What the project does not guarantee

  • Protection if the host, container, or CI worker is fully compromised.
  • Protection if operators intentionally print or persist passphrases/private material outside sanctioned paths.
  • Protection against external wallet/key-management systems that are configured insecurely.
  • Full key-management policy for every organization deployment model.

Operator Handling Expectations

Passphrases

  • Provide passphrases through secure runtime secret channels, not source-controlled files.
  • Do not pass secrets through channels that are commonly persisted in history or telemetry.
  • Treat passphrases as short-lived process input, not reusable config payload.

Encrypted key material

  • Keep encrypted key artifacts outside source control and shared public storage.
  • Restrict filesystem and runtime permissions to the smallest operational scope possible.
  • Rotate encrypted key artifacts and passphrases after suspected exposure.

Error and log handling

  • Assume logs can be broadly visible to operators and incident tooling.
  • Preserve sanitized errors; do not reintroduce raw secret values in wrappers or adapters.
  • During incidents, capture signer failure class and context, not key bytes, plaintext payloads, or passphrases.

Contributor Review Expectations

Any signer-related PR should satisfy all of the following:

  • Checklist compliance in On-chain Signer Security Checklist.
  • Negative-path tests for decryption/authentication/signing failure handling.
  • Confirmation that no new logs or error surfaces can emit secret material.
  • Explicit PR notes for any crypto/KDF parameter changes.
  • Interface compatibility preserved for future hardware/remote signer backends.

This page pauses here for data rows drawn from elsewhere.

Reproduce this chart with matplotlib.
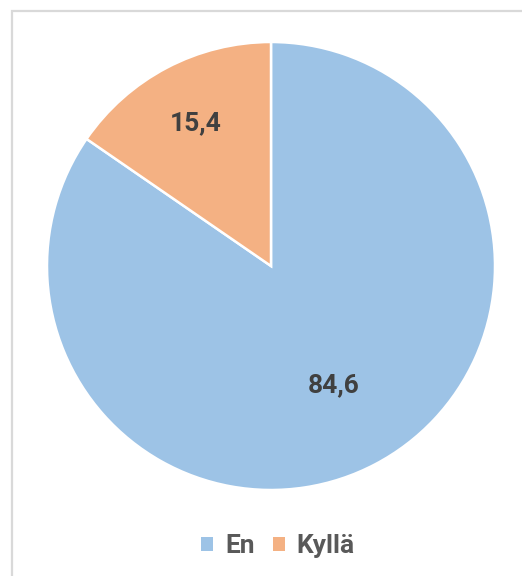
import numpy as np
import matplotlib.pyplot as plt
from matplotlib.patches import Rectangle, Patch

# Answer shares (%)
labels = ['En', 'Kyllä']
values = [84.6, 15.4]
colors = ['#9DC3E6', '#F4B183']
label_dist = [0.60, 0.72]

plt.rcParams['font.family'] = ['Roboto', 'DejaVu Sans']

fig = plt.figure(figsize=(5.22, 5.76), dpi=100)
W, H = 522, 576

# chart frame (light grey border)
fig.patches.append(Rectangle((12 / W, -0.01), 1.0, 1 - 11 / H + 0.01,
                             transform=fig.transFigure, fill=False,
                             edgecolor='#D9D9D9', linewidth=1.6))

ax = fig.add_axes([47 / W, 86 / H, 448 / W, 448 / H])
wedges, _ = ax.pie(values, colors=colors, startangle=90, counterclock=False,
                   wedgeprops=dict(edgecolor='white', linewidth=1.8))
ax.set_xlim(-1, 1)
ax.set_ylim(-1, 1)
ax.set_aspect('equal')

for w, v, d in zip(wedges, values, label_dist):
    ang = np.deg2rad((w.theta1 + w.theta2) / 2)
    ax.text(d * np.cos(ang), d * np.sin(ang), f'{v:.1f}'.replace('.', ','),
            ha='center', va='center', fontsize=19, fontweight='bold',
            color='#404040')

handles = [Patch(facecolor=c, edgecolor='none') for c in colors]
fig.legend(handles, labels, loc='center', bbox_to_anchor=(278 / W, 1 - 546 / H),
           ncol=2, frameon=False, handlelength=0.45,
           handleheight=0.45, handletextpad=0.45, columnspacing=0.7,
           labelcolor='#595959', prop=dict(weight='bold', size=19))

fig.savefig('out.png', dpi=100)
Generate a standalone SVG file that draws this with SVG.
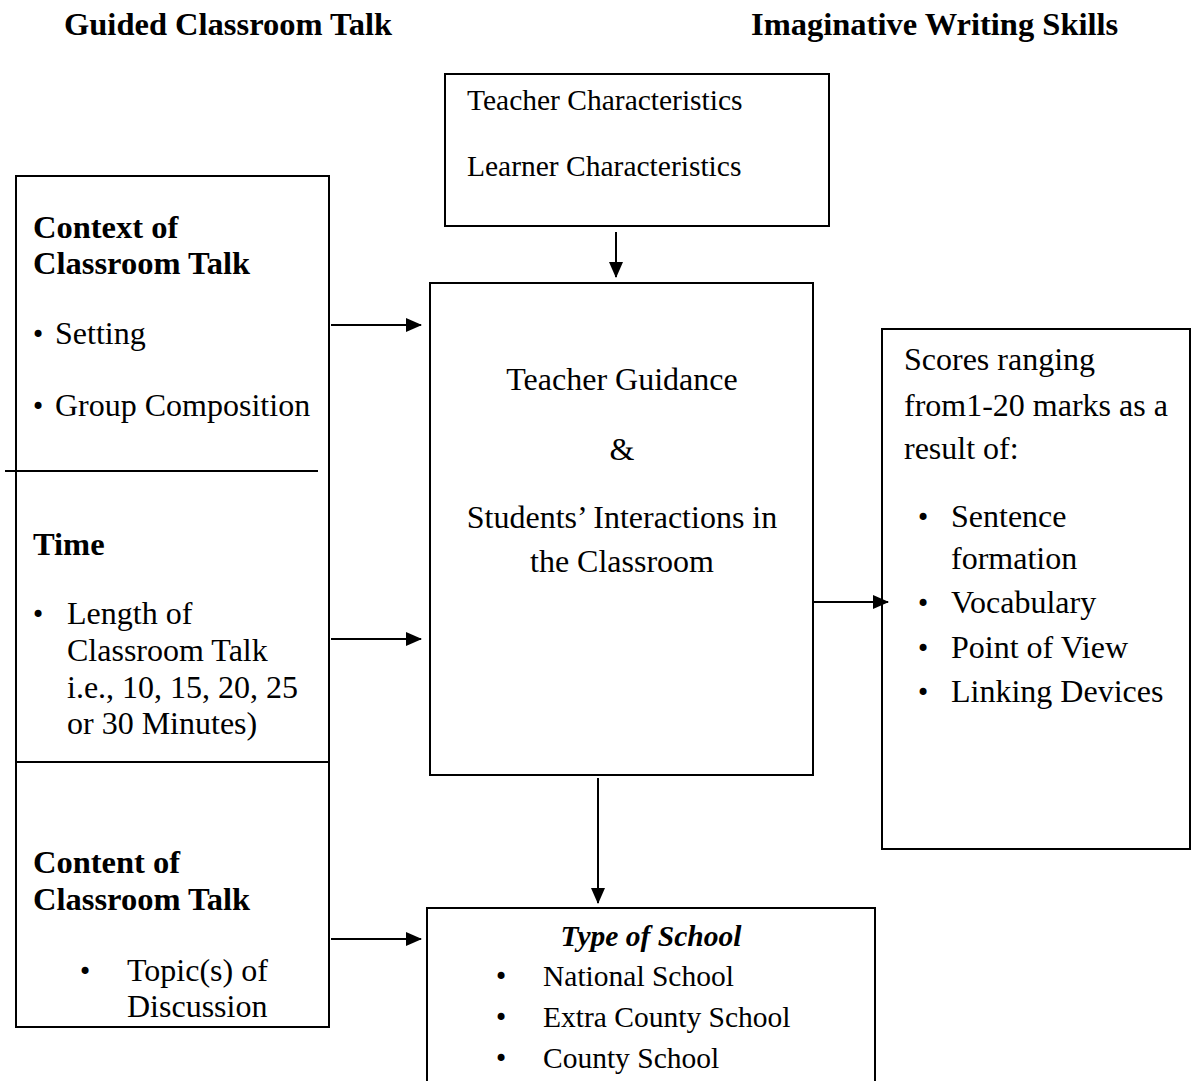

Operational Escalation Baseline

When signer compromise is suspected:

  1. Stop or restrict affected live signing workflows.
  2. Rotate passphrases and encrypted key material.
  3. Review logs/telemetry for accidental leakage indicators.
  4. Revalidate sanitized error behavior before restoring normal operation.

This guide is a security baseline, not a substitute for organization-specific incident policy.